Description of the task | Looking at the listing, state how many of its lines contain the string "chart". Write only the number.

====== Data lines

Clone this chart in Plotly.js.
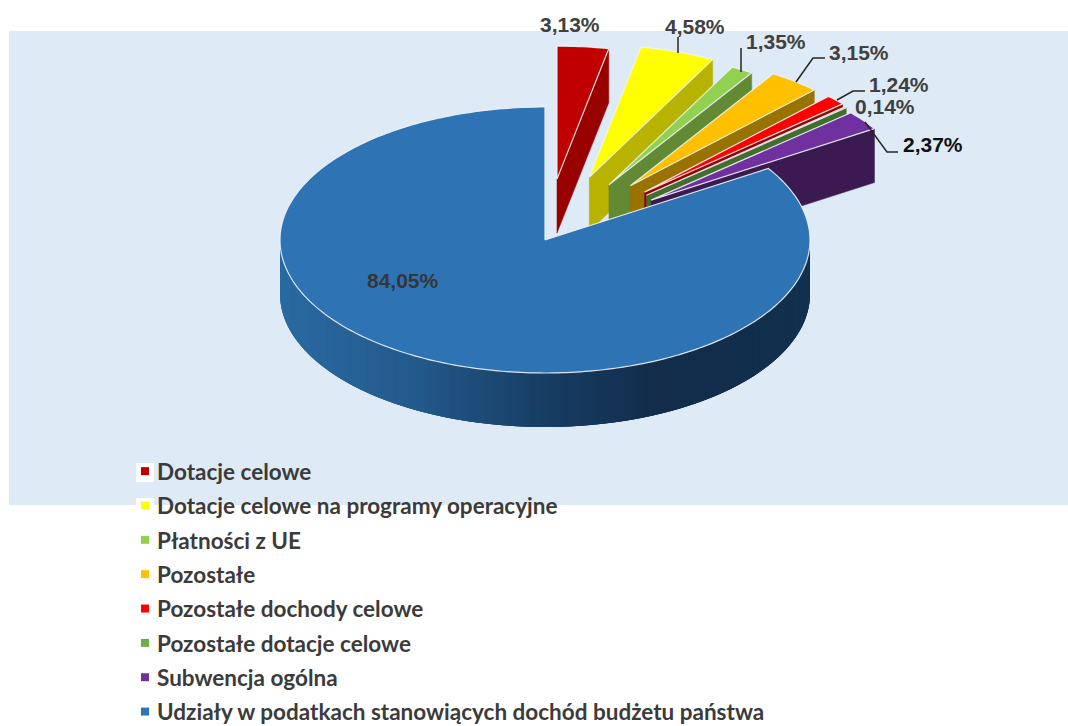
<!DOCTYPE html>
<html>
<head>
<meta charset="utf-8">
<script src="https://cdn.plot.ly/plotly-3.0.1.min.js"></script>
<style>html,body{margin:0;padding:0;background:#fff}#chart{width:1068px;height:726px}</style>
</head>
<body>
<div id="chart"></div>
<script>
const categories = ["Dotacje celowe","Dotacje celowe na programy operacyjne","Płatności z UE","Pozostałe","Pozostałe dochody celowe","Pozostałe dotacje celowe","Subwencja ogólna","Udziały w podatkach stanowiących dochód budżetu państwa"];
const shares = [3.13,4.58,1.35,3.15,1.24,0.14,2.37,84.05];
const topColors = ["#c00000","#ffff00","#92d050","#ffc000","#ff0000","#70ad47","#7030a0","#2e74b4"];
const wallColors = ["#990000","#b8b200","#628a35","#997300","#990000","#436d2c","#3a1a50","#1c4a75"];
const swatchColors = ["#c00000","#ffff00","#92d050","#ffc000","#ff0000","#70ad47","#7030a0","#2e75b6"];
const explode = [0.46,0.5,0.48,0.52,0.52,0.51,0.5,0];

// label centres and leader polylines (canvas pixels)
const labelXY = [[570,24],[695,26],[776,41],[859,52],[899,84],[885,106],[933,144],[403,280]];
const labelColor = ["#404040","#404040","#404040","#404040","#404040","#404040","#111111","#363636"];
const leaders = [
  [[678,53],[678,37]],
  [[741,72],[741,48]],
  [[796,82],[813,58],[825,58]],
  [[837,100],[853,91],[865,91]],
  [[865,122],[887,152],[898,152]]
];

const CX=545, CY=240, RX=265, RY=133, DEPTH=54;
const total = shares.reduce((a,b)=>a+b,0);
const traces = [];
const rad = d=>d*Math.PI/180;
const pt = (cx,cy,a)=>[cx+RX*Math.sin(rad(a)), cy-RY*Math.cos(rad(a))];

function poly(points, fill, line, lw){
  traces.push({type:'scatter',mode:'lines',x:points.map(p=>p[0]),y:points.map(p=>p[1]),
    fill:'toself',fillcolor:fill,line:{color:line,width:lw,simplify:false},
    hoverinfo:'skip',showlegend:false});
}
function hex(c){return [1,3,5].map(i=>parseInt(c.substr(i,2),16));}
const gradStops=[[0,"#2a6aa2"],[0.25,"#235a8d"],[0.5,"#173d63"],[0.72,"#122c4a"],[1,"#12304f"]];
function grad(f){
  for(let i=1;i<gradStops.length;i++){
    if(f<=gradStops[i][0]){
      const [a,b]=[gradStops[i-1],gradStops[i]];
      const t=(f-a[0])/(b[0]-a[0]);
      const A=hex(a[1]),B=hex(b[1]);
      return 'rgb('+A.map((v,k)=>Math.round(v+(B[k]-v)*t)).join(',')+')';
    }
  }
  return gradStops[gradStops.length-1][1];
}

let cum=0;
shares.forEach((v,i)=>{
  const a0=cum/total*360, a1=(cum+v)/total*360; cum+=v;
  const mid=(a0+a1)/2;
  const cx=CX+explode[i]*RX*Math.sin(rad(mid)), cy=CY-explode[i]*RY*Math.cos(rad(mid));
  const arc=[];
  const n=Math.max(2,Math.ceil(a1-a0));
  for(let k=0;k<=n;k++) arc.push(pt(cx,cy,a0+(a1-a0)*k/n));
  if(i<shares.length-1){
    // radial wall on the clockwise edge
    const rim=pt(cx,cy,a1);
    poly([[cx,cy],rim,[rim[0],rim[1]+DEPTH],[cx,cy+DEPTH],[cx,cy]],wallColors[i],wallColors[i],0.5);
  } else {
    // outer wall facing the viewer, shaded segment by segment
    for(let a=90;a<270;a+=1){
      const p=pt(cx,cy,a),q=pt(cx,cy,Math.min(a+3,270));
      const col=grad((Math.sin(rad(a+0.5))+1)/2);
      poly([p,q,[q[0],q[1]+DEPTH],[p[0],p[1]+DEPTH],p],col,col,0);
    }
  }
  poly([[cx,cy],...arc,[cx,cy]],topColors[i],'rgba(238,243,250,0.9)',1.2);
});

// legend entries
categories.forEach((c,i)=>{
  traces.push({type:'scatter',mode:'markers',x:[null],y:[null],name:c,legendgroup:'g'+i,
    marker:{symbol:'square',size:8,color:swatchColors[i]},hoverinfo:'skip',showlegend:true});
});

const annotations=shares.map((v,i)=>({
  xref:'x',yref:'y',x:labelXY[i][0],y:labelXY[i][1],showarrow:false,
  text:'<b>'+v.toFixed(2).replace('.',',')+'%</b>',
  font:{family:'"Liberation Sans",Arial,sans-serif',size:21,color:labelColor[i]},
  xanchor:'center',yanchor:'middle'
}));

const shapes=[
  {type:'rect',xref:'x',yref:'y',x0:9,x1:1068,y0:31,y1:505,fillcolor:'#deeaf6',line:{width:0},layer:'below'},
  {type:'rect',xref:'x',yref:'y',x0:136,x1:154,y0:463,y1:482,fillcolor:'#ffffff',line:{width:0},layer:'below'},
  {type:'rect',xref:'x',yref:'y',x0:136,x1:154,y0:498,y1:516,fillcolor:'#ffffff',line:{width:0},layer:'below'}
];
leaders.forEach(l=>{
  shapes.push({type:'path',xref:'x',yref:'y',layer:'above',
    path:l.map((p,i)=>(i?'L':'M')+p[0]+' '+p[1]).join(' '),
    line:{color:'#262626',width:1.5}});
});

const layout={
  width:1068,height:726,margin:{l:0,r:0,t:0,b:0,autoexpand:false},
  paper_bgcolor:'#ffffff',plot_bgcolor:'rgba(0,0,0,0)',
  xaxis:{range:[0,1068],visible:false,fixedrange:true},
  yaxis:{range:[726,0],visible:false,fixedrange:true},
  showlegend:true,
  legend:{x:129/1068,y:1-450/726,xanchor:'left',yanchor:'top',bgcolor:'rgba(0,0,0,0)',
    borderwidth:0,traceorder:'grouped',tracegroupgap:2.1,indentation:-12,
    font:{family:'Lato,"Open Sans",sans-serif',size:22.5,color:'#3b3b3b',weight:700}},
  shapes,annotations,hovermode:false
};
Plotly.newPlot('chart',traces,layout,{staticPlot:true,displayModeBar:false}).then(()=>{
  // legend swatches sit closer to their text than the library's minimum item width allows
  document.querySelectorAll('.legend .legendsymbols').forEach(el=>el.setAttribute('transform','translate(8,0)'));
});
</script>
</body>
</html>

============

Correct result | 4